Material for this exercise:
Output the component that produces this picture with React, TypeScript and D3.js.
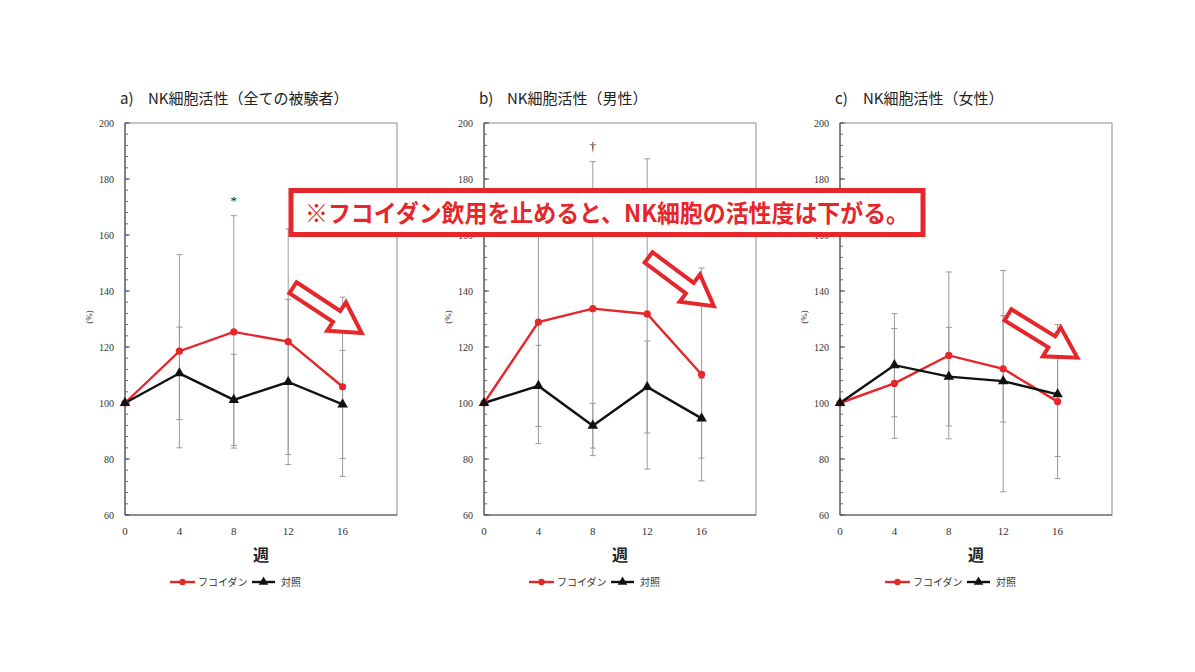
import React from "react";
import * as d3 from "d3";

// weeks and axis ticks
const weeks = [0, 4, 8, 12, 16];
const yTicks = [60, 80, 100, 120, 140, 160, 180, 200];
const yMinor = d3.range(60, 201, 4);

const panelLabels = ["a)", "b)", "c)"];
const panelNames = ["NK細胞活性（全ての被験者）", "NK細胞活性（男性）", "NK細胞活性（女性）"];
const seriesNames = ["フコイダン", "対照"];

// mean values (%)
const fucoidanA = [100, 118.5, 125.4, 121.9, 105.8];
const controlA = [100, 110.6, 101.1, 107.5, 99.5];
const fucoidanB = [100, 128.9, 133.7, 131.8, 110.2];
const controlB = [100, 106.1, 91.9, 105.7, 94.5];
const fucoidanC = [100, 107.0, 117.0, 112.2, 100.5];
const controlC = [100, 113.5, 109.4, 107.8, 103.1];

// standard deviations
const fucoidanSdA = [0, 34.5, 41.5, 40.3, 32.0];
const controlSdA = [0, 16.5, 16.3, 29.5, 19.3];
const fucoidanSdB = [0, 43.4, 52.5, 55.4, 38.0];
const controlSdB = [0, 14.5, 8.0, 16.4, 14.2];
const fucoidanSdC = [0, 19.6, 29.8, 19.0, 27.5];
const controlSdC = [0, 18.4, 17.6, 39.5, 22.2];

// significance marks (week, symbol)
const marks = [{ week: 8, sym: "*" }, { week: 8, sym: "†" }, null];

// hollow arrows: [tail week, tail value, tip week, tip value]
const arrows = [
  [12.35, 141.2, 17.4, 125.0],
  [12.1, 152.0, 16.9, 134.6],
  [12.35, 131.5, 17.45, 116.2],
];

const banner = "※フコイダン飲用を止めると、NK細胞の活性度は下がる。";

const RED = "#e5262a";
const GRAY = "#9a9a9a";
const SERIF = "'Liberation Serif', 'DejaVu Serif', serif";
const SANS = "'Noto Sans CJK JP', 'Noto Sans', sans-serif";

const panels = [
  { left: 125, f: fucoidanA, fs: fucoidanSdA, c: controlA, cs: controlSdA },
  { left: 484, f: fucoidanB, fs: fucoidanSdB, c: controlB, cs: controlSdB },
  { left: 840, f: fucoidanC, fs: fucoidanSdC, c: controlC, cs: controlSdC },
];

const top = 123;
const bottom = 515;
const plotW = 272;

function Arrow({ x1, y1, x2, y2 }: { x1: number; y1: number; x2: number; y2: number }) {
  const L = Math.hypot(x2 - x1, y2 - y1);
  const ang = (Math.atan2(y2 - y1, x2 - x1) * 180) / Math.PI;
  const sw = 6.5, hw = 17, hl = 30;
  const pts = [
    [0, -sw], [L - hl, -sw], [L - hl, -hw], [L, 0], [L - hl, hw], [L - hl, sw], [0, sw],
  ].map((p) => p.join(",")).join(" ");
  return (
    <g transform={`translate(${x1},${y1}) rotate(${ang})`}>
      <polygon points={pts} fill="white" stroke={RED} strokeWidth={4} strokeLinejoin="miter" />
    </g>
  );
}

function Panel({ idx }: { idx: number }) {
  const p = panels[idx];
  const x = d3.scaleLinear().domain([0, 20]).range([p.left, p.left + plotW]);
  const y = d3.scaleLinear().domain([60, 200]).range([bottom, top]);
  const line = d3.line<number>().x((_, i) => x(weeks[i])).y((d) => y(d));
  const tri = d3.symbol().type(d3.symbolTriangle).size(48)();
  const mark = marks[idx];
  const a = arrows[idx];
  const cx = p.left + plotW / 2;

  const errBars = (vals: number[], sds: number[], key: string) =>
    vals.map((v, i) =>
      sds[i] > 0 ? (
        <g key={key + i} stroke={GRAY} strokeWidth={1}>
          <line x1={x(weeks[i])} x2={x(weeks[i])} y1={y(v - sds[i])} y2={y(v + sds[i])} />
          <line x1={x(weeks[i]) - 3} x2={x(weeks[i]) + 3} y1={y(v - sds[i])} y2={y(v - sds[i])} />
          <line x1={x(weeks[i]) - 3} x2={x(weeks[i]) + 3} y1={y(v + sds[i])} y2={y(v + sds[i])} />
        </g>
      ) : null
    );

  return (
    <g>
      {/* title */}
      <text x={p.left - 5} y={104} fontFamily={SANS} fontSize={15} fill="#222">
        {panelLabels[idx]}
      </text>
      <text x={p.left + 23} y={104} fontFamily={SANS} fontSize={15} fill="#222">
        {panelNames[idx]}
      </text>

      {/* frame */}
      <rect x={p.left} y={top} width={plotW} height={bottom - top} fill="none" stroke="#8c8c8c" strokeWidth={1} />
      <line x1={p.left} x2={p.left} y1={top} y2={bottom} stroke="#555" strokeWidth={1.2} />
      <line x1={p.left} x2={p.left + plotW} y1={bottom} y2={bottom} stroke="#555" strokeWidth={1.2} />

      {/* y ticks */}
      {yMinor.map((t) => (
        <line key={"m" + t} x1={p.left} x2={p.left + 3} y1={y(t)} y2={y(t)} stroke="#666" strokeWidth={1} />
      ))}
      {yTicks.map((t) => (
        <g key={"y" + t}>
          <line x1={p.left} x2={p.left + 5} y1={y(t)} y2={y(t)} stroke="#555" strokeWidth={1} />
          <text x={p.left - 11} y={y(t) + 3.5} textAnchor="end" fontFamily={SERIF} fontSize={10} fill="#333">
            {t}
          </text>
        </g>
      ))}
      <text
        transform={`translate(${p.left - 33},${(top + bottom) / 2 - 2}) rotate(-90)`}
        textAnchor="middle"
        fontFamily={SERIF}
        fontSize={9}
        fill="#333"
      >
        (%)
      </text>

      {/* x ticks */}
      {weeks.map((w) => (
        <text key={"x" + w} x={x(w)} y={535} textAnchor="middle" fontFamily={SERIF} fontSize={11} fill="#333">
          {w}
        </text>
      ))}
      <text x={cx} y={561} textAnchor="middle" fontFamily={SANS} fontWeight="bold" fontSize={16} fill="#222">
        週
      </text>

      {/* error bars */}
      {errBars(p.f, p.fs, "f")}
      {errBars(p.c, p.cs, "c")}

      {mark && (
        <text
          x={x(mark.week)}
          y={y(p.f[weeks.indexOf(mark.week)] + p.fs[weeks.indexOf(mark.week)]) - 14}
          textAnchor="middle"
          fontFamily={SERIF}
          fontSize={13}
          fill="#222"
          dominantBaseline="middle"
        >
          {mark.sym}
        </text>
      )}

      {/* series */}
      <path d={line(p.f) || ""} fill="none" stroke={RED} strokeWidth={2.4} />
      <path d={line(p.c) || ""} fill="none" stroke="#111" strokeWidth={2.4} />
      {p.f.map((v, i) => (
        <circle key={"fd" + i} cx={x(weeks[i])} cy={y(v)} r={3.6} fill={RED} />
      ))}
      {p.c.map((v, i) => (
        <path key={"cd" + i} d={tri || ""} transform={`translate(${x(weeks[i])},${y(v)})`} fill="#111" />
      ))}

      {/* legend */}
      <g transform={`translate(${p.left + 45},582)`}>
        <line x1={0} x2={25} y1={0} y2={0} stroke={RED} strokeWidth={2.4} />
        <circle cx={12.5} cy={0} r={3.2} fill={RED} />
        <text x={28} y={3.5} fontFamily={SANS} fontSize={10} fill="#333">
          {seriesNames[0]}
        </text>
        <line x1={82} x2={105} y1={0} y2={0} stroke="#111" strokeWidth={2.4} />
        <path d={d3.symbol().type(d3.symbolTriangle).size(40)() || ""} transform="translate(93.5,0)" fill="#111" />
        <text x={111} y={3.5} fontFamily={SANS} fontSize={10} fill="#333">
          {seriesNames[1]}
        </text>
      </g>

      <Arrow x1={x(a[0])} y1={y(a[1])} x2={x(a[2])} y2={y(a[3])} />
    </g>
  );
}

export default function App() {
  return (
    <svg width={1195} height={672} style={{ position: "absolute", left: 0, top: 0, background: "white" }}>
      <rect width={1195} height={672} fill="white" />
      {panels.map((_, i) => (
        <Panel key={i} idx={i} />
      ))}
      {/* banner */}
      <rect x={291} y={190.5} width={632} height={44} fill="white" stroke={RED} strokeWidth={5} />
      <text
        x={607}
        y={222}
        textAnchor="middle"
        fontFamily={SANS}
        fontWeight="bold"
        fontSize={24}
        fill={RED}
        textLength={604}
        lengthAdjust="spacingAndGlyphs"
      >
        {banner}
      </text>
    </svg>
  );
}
---
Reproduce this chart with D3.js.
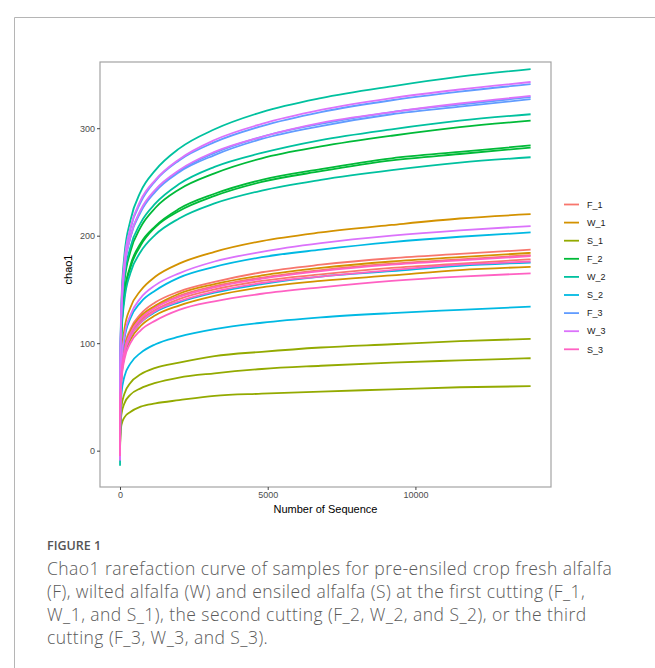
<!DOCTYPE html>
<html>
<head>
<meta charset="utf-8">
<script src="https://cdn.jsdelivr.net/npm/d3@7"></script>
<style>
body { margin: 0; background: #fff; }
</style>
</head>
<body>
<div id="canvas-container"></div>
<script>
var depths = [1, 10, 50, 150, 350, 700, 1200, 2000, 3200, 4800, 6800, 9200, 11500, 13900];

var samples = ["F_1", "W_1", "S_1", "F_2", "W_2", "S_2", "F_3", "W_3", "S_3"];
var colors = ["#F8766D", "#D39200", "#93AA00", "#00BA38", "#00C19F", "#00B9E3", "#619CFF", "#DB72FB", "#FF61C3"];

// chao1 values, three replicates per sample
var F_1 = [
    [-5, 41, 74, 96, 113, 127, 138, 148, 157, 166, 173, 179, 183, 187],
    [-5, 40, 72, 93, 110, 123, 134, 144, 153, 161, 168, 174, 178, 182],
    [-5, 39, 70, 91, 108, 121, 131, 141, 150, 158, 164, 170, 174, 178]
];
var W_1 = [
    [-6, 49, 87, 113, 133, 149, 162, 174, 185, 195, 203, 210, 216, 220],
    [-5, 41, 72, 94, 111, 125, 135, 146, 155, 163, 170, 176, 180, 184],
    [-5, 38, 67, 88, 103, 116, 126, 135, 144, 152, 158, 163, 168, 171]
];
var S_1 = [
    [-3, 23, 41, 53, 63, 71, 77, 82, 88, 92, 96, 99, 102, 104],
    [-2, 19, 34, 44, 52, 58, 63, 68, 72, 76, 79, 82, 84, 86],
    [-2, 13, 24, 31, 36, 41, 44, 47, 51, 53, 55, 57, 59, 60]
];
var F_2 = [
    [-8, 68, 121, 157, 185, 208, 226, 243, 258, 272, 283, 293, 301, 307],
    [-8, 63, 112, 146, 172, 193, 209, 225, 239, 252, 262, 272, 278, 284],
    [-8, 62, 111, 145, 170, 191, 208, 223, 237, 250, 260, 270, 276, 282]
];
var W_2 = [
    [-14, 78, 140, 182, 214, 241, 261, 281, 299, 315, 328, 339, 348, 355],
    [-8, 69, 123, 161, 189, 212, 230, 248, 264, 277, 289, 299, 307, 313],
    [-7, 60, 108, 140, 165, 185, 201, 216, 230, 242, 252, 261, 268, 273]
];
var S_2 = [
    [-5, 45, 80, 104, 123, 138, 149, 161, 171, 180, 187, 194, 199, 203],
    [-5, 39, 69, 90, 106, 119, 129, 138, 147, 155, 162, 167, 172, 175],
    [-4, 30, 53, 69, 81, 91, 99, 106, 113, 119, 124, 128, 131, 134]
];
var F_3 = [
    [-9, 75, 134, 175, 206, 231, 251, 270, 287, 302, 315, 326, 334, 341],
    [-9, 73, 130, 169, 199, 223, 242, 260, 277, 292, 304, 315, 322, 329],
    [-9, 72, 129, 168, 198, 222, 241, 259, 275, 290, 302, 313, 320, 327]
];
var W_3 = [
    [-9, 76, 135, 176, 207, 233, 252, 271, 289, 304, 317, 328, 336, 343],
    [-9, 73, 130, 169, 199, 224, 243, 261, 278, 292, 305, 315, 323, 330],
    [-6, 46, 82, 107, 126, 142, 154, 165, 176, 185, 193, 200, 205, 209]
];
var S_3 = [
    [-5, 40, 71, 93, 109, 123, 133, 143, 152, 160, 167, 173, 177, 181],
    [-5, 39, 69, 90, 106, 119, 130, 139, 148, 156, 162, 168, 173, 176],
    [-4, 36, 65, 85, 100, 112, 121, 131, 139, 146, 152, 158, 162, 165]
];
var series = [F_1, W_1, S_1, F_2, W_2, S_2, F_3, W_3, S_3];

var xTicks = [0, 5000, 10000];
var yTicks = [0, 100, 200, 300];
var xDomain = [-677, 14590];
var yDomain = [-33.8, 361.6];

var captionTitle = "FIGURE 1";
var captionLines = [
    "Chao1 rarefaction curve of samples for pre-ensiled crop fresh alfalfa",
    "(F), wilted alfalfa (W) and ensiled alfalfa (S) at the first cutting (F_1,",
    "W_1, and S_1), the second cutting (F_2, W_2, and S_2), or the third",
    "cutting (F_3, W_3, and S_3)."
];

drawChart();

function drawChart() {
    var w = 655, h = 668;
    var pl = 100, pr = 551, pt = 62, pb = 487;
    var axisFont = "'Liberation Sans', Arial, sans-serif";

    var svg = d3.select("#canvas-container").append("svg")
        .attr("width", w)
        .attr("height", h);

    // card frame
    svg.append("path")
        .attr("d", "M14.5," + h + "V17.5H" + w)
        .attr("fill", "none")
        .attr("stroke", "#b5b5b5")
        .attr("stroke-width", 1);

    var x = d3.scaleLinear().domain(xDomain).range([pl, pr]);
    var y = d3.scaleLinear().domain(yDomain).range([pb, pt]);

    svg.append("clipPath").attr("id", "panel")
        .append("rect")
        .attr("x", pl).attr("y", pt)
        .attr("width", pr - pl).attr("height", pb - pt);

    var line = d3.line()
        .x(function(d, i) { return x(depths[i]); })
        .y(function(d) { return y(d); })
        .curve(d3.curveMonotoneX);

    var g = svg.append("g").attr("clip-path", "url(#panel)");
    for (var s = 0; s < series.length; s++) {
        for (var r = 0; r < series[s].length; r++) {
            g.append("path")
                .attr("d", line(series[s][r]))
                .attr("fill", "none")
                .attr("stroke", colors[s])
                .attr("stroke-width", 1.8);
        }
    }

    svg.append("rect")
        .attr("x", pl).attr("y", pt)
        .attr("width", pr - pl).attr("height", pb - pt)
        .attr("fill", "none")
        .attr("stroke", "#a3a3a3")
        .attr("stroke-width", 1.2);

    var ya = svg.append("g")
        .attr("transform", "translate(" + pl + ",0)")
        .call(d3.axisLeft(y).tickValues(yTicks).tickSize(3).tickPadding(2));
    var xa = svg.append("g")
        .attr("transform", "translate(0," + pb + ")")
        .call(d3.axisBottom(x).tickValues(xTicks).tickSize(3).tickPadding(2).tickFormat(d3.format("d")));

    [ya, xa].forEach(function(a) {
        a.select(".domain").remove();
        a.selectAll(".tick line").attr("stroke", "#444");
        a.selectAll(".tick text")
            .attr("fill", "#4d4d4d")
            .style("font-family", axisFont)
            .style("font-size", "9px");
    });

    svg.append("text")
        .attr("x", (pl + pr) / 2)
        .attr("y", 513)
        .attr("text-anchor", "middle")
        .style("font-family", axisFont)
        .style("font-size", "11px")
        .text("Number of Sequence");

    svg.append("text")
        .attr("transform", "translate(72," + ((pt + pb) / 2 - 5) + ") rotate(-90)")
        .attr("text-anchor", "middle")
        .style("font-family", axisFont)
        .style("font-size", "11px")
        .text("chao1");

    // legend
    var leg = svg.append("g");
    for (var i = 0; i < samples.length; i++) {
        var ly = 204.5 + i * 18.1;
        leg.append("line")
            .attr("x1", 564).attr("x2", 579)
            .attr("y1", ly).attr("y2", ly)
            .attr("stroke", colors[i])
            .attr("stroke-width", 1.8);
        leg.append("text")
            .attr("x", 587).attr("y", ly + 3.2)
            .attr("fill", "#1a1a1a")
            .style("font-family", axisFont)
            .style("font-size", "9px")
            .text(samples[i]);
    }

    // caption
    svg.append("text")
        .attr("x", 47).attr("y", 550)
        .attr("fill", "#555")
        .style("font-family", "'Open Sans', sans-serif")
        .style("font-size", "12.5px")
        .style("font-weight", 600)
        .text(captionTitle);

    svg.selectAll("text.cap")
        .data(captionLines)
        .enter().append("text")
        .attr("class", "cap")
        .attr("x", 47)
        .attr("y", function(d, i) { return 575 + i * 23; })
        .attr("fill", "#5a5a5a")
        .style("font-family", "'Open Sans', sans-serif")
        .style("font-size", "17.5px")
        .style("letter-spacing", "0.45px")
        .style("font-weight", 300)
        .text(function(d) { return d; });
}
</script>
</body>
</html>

What is needed: Pick every line with "React" in it and copy it.

Result for this task:
Output the component that produces this picture with React, TypeScript and D3.js.
import React from "react";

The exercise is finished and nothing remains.